Material for the task -
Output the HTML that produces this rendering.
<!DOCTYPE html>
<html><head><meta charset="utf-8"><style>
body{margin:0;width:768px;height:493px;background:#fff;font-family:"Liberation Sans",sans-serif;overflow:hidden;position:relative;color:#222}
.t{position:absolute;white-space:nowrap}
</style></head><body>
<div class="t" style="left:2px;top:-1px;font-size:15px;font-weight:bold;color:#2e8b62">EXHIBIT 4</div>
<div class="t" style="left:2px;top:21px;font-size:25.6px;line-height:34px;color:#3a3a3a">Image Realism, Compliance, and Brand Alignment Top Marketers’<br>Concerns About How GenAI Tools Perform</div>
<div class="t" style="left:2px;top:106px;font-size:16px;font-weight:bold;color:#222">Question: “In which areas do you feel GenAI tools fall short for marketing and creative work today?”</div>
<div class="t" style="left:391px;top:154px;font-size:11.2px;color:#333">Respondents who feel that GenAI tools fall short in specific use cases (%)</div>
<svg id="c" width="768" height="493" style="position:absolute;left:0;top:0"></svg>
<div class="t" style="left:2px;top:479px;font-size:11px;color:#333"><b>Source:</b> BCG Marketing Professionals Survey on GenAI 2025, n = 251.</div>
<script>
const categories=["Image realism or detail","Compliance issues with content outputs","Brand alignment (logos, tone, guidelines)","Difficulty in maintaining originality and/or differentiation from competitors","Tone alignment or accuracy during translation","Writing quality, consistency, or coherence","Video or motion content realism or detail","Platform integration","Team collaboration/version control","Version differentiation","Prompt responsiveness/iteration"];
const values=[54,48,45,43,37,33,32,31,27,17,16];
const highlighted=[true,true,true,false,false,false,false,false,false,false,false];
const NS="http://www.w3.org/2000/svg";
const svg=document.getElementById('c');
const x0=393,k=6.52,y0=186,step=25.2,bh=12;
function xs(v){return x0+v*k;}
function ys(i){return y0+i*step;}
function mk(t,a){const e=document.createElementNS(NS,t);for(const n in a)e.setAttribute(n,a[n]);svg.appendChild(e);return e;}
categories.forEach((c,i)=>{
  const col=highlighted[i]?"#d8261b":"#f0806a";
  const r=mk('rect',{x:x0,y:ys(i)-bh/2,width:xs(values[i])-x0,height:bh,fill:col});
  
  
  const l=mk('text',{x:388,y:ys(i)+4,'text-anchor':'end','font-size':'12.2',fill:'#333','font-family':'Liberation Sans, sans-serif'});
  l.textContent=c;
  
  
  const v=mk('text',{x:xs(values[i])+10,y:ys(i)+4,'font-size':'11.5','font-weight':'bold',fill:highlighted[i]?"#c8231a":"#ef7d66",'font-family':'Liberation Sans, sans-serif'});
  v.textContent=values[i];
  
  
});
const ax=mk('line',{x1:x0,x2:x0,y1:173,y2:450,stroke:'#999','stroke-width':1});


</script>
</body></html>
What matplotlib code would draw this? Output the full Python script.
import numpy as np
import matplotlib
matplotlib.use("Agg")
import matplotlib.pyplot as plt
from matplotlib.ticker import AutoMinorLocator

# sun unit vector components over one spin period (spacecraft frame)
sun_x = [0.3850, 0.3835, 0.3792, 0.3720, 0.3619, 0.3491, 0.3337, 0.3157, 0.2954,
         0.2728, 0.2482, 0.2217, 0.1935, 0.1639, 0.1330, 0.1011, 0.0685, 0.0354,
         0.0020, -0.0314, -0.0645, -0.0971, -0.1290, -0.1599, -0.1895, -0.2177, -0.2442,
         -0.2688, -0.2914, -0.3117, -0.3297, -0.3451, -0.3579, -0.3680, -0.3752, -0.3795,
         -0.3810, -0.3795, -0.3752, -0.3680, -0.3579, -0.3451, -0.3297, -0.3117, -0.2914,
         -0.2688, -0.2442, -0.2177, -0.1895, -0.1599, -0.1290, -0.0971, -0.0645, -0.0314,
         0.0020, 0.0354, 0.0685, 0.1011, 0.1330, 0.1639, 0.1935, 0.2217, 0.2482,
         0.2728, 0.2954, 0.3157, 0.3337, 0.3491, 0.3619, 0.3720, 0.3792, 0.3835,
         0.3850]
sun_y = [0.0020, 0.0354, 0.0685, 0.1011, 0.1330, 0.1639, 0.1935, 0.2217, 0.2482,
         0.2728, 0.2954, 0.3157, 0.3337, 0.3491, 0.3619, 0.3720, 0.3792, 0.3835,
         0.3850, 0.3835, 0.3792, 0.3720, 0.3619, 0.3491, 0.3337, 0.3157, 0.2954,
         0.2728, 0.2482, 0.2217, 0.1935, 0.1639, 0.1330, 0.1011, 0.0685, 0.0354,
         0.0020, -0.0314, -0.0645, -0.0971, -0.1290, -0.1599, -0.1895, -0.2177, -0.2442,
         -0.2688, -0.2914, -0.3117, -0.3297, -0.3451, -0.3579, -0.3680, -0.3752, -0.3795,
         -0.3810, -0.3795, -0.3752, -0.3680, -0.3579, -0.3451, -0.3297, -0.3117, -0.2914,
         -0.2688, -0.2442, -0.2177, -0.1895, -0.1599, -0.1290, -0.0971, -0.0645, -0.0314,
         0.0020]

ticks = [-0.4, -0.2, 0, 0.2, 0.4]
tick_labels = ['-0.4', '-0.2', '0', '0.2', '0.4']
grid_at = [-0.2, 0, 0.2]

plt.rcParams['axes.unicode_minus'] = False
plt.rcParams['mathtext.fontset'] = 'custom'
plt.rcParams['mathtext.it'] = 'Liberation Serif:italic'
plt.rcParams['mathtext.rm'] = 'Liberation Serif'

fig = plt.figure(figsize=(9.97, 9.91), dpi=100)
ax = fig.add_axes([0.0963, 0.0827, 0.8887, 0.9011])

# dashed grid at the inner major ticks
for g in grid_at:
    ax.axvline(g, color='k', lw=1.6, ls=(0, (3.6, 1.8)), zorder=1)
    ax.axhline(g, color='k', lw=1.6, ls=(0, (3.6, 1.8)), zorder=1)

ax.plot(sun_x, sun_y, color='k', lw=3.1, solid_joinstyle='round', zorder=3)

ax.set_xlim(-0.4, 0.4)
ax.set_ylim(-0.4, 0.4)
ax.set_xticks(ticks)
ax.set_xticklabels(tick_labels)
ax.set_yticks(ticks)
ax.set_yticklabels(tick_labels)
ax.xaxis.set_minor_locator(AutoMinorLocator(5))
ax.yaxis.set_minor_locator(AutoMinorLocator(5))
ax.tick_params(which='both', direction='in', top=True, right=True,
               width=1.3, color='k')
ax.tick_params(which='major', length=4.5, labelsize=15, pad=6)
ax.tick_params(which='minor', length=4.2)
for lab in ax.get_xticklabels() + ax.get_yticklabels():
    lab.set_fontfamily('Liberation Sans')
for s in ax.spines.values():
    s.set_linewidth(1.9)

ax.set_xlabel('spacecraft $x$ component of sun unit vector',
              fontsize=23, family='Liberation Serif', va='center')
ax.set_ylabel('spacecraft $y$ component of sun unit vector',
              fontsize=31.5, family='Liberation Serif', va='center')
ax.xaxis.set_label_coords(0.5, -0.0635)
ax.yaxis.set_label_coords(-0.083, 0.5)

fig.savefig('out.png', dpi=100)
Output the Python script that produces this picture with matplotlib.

Task prompt - Extract the lines from the line with "What matplotlib code" through the line with "from matplotlib.ticker import". Keep both of those lines, copy everything exactly, and add nothing.

Response to this exercise -
What matplotlib code would draw this? Output the full Python script.
import numpy as np
import matplotlib
matplotlib.use("Agg")
import matplotlib.pyplot as plt
from matplotlib.ticker import AutoMinorLocator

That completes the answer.